Pressures on local authorities to produce good outcomes for children with shrinking budgets could open the door to large-scale contracting out of services, a report by healthcare consultancy Laing Buisson has said.
The children’s services market report, published this week, analysed the state of the marketplace in children’s social care. It said authorities trying to provide high-quality services for children while maintaining value “is expected to drive forward more dynamic contract partnerships between local authorities and large independent sector providers”.
It added there was “momentum” towards outcomes-based delivery supported by payment by results and that the children’s social care market was at a scale and maturity “that makes it increasingly attractive to investors”.
“The appeal of the sector is clear to market analysts – a sizeable market, an outsourcing of provision to the independent sector, increasing demand and a lack of supply… with the ability of the best providers to attract the talent to deliver the highest quality services, be they teachers or foster carers,” the report said.
A government review on public sector value last week highlighted a successful payment-by-results scheme in Birmingham. The Step Down programme is funded through a social impact bond, and the provider, a social capital investment fund, only gets paid if a foster placement remains stable after 52 weeks. The report said the project had saved the council £880,000, with 70% of the placements made through the project remaining stable.
Laing Buisson said local authorities will look at new ways to get results they need while the funding outlook for children’s services remains tight and pressure to deliver good outcomes increases.
Central government funding for children’s services has fallen £2.4 billion since 2010, while local authority spending has decreased by £1.6 billion, with a £2 billion funding gap expected by 2020. The Autumn Budget gave little respite for children’s services, with no mention of extra funding.
The report said while this year’s general election result may impact future austerity, the pre-election plans put forward by the Conservatives “suggest real decreases in spending may be hard to avoid”. This means financial pressure on local authorities trying to provide services is unlikely to relax in the short term, the report said.
‘Scale and scope’
In the wake of this pressure, the report said experienced providers which could offer “scale and scope” with services would likely be in demand from local authorities seeking long-term solutions to councils’ quality and budget demands.
“There have been one or two examples of large-scale outsourcing contracts within the sector, and ‘winds of change’ suggest large-scale contracting is on the doorstep.”
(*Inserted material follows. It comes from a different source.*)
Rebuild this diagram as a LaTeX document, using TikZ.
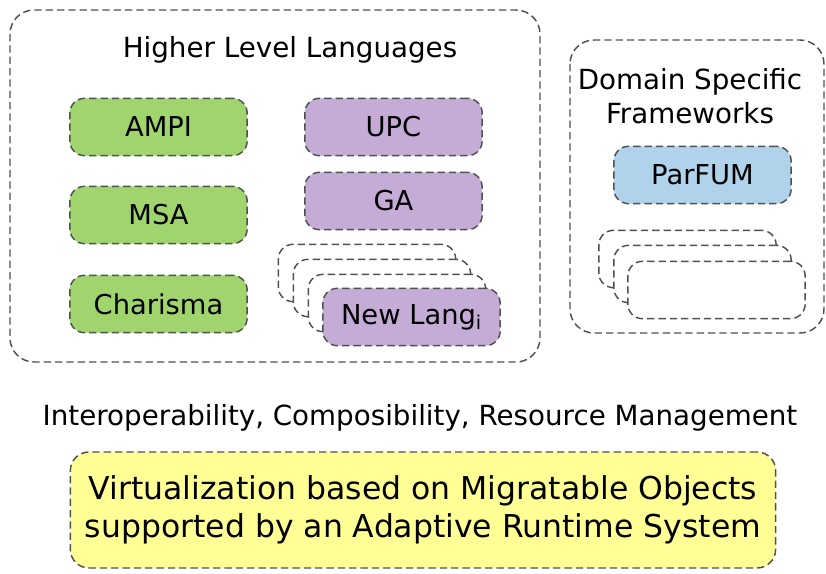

It highlighted a “structural shift” in children’s services taking place as increasing numbers are run by independent trusts and community interest companies and – as the government hopes a third of all children’s services will be run under alternative arrangements by 2020 – these organisations will be under the spotlight.
“A wide number of councils and regional commissioning groups are expected to tender for ‘single provider’ contracts to deliver care services in their area, whether these are specialised strands of children’s care services or a variety of services. There will also be an increased number of newly established non-profit organisations taking over ‘wholesale’ children’s services from councils to elicit improvements,” the report said.
It added that the experiences of new, large-scale, single providers for children’s services would be the litmus test for future developments.
Economic and fiscal climate
The role of private providers in children’s social care – in particular child protection – has been a recurring debate in the sector in recent years. A protracted battle over the Children and Social Work Act 2017 included concerns over how the ‘exemption clause’ could open the door to private providers running child protection, and the government had to row back on plans to allow councils to outsource children’s services to private providers in a 2014 consultation.
Philip Blackburn, report author and economist at Laing Buisson, said: “In the current economic and fiscal climate, children’s services and special education providers which can deliver high quality services and value for money are well placed to meet the needs of commissioners in the sector. Certainly, the commissioning and provider landscapes appear to be developing to support larger-scale preferred provider contracting, and away from variable spot purchasing.
“At the same time, early intervention to reduce the need for care and improve outcomes for children and families remains a vital policy area as pressures on the care system remain high, and deserves a high priority for funding from central and local government.”